Sources: University of the West Indies Seismic Research Centre (UWI-SRC), National Emergency Management Organisation (NEMO), Government of Saint Vincent and the Grenadines
Report for Suwanosejima
JMA reported that 45 explosions at Suwanosejima's Ontake Crater produced eruption plumes that rose as high as 1.7 km above the crater rim during 23-30 April. Large volcanic bombs were ejected 400 m from the crater. Nighttime crater incandescence was visible during 24-25 April. The Alert Level remained at 2 and the public was warned to stay 1 km away from the crater.
Source: Japan Meteorological Agency (JMA)
Report for Taal
PHIVOLCS reported that unrest at Taal continued during 27 April-4 May. Low-level background tremor that had begun at 0905 on 8 April continued, along with 2-26 daily low-frequency events and 5-37 daily volcanic earthquakes during 28 April-2 May. One hybrid event was detected during 28-29 April. Diffuse steam plumes from fumarolic vents in Main Crater rose 5-10 m on most days. Average daily sulfur dioxide emission rates were in the 1,452-3,191 tonnes per day range. Upwelling of hot volcanic fluids in the crater lake was accompanied by steam plumes that were 300-600 m tall on 27 April, 30 April, and 4 May. The Alert Level for Taal remained at 2 (on a scale of 0-5). PHIVOLCS strongly recommended no entry onto the island, and access to the Main Crater and Daang Kastila fissure (along the walking trail) was strictly prohibited.
Source: Philippine Institute of Volcanology and Seismology (PHIVOLCS)

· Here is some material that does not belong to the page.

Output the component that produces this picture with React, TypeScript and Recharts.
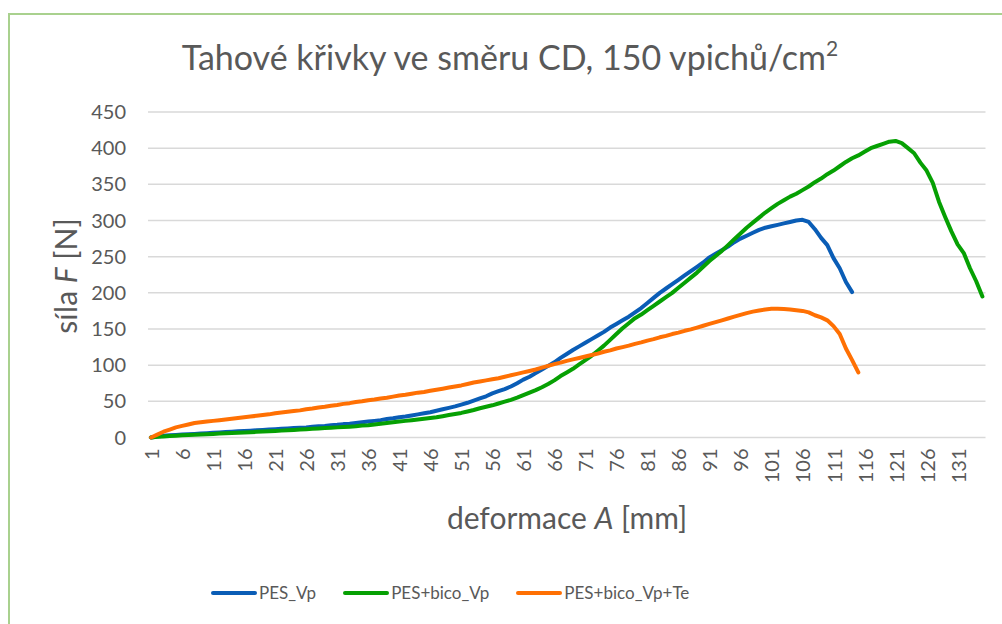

Report for Whakaari/White Island
GeoNet reported that a brief period of low-energy tremor and acoustic signals was recorded at Whakaari/White Island beginning at 2230 on 29 April. During an overflight on 30 April scientists did not observe new deposits near the active vent or thermal anomalies at the active vent area. Gas-emission rates had been relatively unchanged since March. The brief period of increased activity was likely caused by a series of low-energy subterranean explosions, similar to activity observed in mid-February and early-mid March. Seismic tremor remained at background levels. The Volcanic Alert Level remained at 1 and the Aviation Color Code remained at Green.